I took a 7:30 train back to Angers, and it felt so good to be finally at home. I had about two hours before class, so I showered and ate and unpacked and got a chance to feel calmer.

- In French yesterday my group gave our exposé on religion in France. It's a very taboo subject, and people try to avoid the topic when possible. Some of the statistics I found for my section of the presentation (statistics and other illustrations of the state of religion in France now) were particularly interesting. The general point I made was that there is a big difference between "croyant" (believer) and "pratiquant" (practicing) and between "foi" (faith) and "religion." There are lots of people who believe in God but never go to church, and there are people who participate in religious activities as a simple part of culture without believing in it.
- I ran into Becky after class, and invited her over for dinner. I had misestimated when making soup for lunch, with the result that I had twice as much as I had intended to make. I've been adding olives to my vegetable soup, and they're a nice addition.

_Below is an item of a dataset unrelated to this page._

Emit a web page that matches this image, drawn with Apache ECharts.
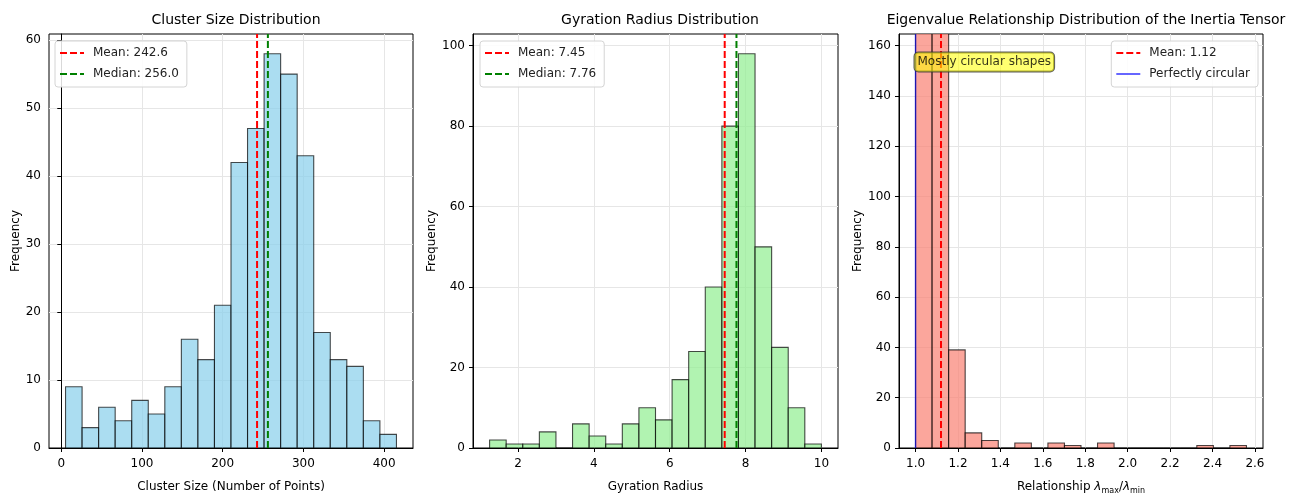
<!DOCTYPE html>
<html>
<head>
<meta charset="utf-8">
<title>Cluster shape statistics</title>
<script src="https://cdn.jsdelivr.net/npm/echarts@6/dist/echarts.min.js"></script>
<style>
  html, body { margin: 0; padding: 0; background: #fff; }
  #chart { width: 1304px; height: 497px; }
</style>
</head>
<body>
<div id="chart"></div>
<script>
// histogram counts, 20 bins each, bins spread evenly over the range
const sizeCounts = [9, 3, 6, 4, 7, 5, 9, 16, 13, 21, 42, 47, 58, 55, 43, 17, 13, 12, 4, 2];
const sizeRange = [5.3, 415.3];
const sizeMean = 242.6;
const sizeMedian = 256.0;

const radiusCounts = [2, 1, 1, 4, 0, 6, 3, 1, 6, 10, 7, 17, 24, 40, 80, 98, 50, 25, 10, 1];
const radiusRange = [1.25, 10.0];
const radiusMean = 7.45;
const radiusMedian = 7.76;

// first two bins go past the top of the axis (clipped in the original)
const ratioCounts = [170, 166, 39, 6, 3, 0, 2, 0, 2, 1, 0, 2, 0, 0, 0, 0, 0, 1, 0, 1];
const ratioRange = [1.0, 2.56];
const ratioMean = 1.12;
const ratioCircular = 1.0;

// tick labels
const sizeXTicks = [0, 100, 200, 300, 400];
const sizeYTicks = [0, 10, 20, 30, 40, 50, 60];
const radiusXTicks = [2, 4, 6, 8, 10];
const radiusYTicks = [0, 20, 40, 60, 80, 100];
const ratioXTicks = [1.0, 1.2, 1.4, 1.6, 1.8, 2.0, 2.2, 2.4, 2.6];
const ratioYTicks = [0, 20, 40, 60, 80, 100, 120, 140, 160];

// axis limits (matplotlib style 5% margins)
const sizeXLim = [-15.2, 435.8], sizeYMax = 60.9;
const radiusXLim = [0.8125, 10.4375], radiusYMax = 102.9;
const ratioXLim = [0.922, 2.638], ratioYMax = 164.6;

const annotationText = 'Mostly circular shapes';
const annotationAt = [0.995, 153.5];

const FONT = 'DejaVu Sans';

// legend icons: short line samples
const DASHED_ICON = 'path://M0,0H7V2H0Z M10,0H17V2H10Z M20,0H24V2H20Z';
const SOLID_ICON = 'path://M0,0H24V2H0Z';

function binRows(counts, range) {
  const w = (range[1] - range[0]) / counts.length;
  return counts.map((c, i) => [range[0] + i * w, range[0] + (i + 1) * w, c]);
}

function histSeries(idx, counts, range, fill) {
  return {
    type: 'custom',
    xAxisIndex: idx,
    yAxisIndex: idx,
    clip: true,
    silent: true,
    encode: { x: [0, 1], y: 2 },
    data: binRows(counts, range),
    renderItem: function (params, api) {
      const p0 = api.coord([api.value(0), 0]);
      const p1 = api.coord([api.value(1), api.value(2)]);
      return {
        type: 'rect',
        shape: { x: p0[0], y: p1[1], width: p1[0] - p0[0], height: p0[1] - p1[1] },
        style: { fill: fill, stroke: 'rgba(0,0,0,0.7)', lineWidth: 1.1 }
      };
    }
  };
}

function vline(idx, name, x, ymax, color, type, width) {
  return {
    type: 'line',
    name: name,
    xAxisIndex: idx,
    yAxisIndex: idx,
    symbol: 'none',
    silent: true,
    z: 5,
    lineStyle: { color: color, type: type, width: width },
    itemStyle: { color: color },
    data: [[x, 0], [x, ymax]]
  };
}

function xAxis(idx, lim, ticks, name, fmt) {
  return {
    type: 'value',
    gridIndex: idx,
    min: lim[0],
    max: lim[1],
    name: name,
    nameLocation: 'middle',
    nameGap: 33,
    nameTextStyle: { fontFamily: FONT, fontSize: 12, color: '#000' },
    axisLine: { show: true, onZero: false, lineStyle: { color: '#000', width: 1 } },
    axisTick: { show: true, length: 4, customValues: ticks, lineStyle: { color: '#000' } },
    axisLabel: {
      customValues: ticks, margin: 10, fontFamily: FONT, fontSize: 12, color: '#000',
      formatter: fmt || (v => String(v))
    },
    splitLine: { show: true, lineStyle: { color: '#e6e6e6', width: 1 } }
  };
}

function yAxis(idx, ymax, ticks) {
  return {
    type: 'value',
    gridIndex: idx,
    min: 0,
    max: ymax,
    name: 'Frequency',
    nameLocation: 'middle',
    nameGap: 27,
    nameTextStyle: { fontFamily: FONT, fontSize: 12, color: '#000' },
    axisLine: { show: true, lineStyle: { color: '#000', width: 1 } },
    axisTick: { show: true, length: 4, customValues: ticks, lineStyle: { color: '#000' } },
    axisLabel: { customValues: ticks, margin: 8, fontFamily: FONT, fontSize: 12, color: '#000' },
    splitLine: { show: true, lineStyle: { color: '#e6e6e6', width: 1 } }
  };
}

const legendBase = {
  orient: 'vertical',
  top: 41,
  padding: [5, 8, 6, 5],
  itemWidth: 24,
  itemHeight: 2,
  itemGap: 7,
  backgroundColor: 'rgba(255,255,255,0.85)',
  borderColor: '#d4d4d4',
  borderWidth: 1,
  borderRadius: 3,
  selectedMode: false,
  textStyle: { fontFamily: FONT, fontSize: 12, color: '#222', padding: [0, 0, 0, 4], lineHeight: 14 }
};

const sizeMeanName = 'Mean: ' + sizeMean.toFixed(1);
const sizeMedianName = 'Median: ' + sizeMedian.toFixed(1);
const radiusMeanName = 'Mean: ' + radiusMean.toFixed(2);
const radiusMedianName = 'Median: ' + radiusMedian.toFixed(2);
const ratioMeanName = 'Mean: ' + ratioMean.toFixed(2);
const ratioCircName = 'Perfectly circular';

const titleStyle = { fontFamily: FONT, fontSize: 14, fontWeight: 'normal', color: '#000' };

// fixed plot boxes; 'none' stops v6 from shrinking them to fit the labels
const gridBase = { top: 34, height: 414, show: true, borderColor: '#000', borderWidth: 1, outerBoundsMode: 'none', containLabel: false };

const option = {
  animation: false,
  backgroundColor: '#fff',
  title: [
    { text: 'Cluster Size Distribution', left: 231, top: 8, textAlign: 'center', textStyle: titleStyle },
    { text: 'Gyration Radius Distribution', left: 655, top: 8, textAlign: 'center', textStyle: titleStyle },
    { text: 'Eigenvalue Relationship Distribution of the Inertia Tensor', left: 1081, top: 8, textAlign: 'center', textStyle: titleStyle }
  ],
  grid: [
    Object.assign({}, gridBase, { left: 49, width: 364 }),
    Object.assign({}, gridBase, { left: 473, width: 365 }),
    Object.assign({}, gridBase, { left: 899, width: 364 })
  ],
  legend: [
    Object.assign({}, legendBase, {
      left: 55,
      data: [{ name: sizeMeanName, icon: DASHED_ICON }, { name: sizeMedianName, icon: DASHED_ICON }]
    }),
    Object.assign({}, legendBase, {
      left: 480,
      data: [{ name: radiusMeanName, icon: DASHED_ICON }, { name: radiusMedianName, icon: DASHED_ICON }]
    }),
    Object.assign({}, legendBase, {
      right: 46,
      data: [{ name: ratioMeanName, icon: DASHED_ICON }, { name: ratioCircName, icon: SOLID_ICON }]
    })
  ],
  xAxis: [
    xAxis(0, sizeXLim, sizeXTicks, 'Cluster Size (Number of Points)'),
    xAxis(1, radiusXLim, radiusXTicks, 'Gyration Radius'),
    Object.assign(xAxis(2, ratioXLim, ratioXTicks, 'Relationship {it|λ}{sub|max}/{it|λ}{sub|min}', v => v.toFixed(1)), {
      nameGap: 31,
      nameTextStyle: {
        fontFamily: FONT, fontSize: 12, color: '#000', lineHeight: 16,
        rich: {
          it: { fontFamily: FONT, fontSize: 12, fontStyle: 'italic', color: '#000', lineHeight: 16 },
          sub: { fontFamily: FONT, fontSize: 8, color: '#000', lineHeight: 8, verticalAlign: 'bottom' }
        }
      }
    })
  ],
  yAxis: [
    yAxis(0, sizeYMax, sizeYTicks),
    yAxis(1, radiusYMax, radiusYTicks),
    yAxis(2, ratioYMax, ratioYTicks)
  ],
  series: [
    histSeries(0, sizeCounts, sizeRange, 'rgba(135,206,235,0.7)'),
    vline(0, sizeMeanName, sizeMean, sizeYMax, '#ff0000', [7, 3], 2),
    vline(0, sizeMedianName, sizeMedian, sizeYMax, '#008000', [7, 3], 2),

    histSeries(1, radiusCounts, radiusRange, 'rgba(144,238,144,0.7)'),
    vline(1, radiusMeanName, radiusMean, radiusYMax, '#ff0000', [7, 3], 2),
    vline(1, radiusMedianName, radiusMedian, radiusYMax, '#008000', [7, 3], 2),

    histSeries(2, ratioCounts, ratioRange, 'rgba(250,128,114,0.7)'),
    vline(2, ratioMeanName, ratioMean, ratioYMax, '#ff0000', [7, 3], 2),
    vline(2, ratioCircName, ratioCircular, ratioYMax, 'rgba(0,0,255,0.6)', 'solid', 1.5),
    {
      // text box annotation
      type: 'scatter',
      xAxisIndex: 2,
      yAxisIndex: 2,
      symbolSize: 0,
      silent: true,
      z: 10,
      data: [annotationAt],
      label: {
        show: true,
        position: 'right',
        distance: 0,
        formatter: annotationText,
        fontFamily: FONT,
        fontSize: 12,
        color: '#000',
        backgroundColor: 'rgba(255,255,0,0.7)',
        borderColor: '#333',
        borderWidth: 1,
        borderRadius: 4,
        padding: [4, 3, 3, 3]
      }
    }
  ]
};

const chart = echarts.init(document.getElementById('chart'), null, { renderer: 'canvas' });
chart.setOption(option);
</script>
</body>
</html>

Today in Linguistics we had a guest lecturer who is a French linguist who's been working with businesses in Quebec for the past few decades. She did an overview of the history of Quebec, and explained where some of the major linguistic changes began to occur. I think she'll go into more detail tomorrow when she talks to my other linguistics class, so if people express interest by commenting I'll tell you more about what makes québécois a different language.


Jakob said...

Amazing pictures! I am extremely jealous.

Kristen said...

Grrr...I shake an angry fist in the general direction of Air France. But I am glad you had a good cleansing cry - they're the best.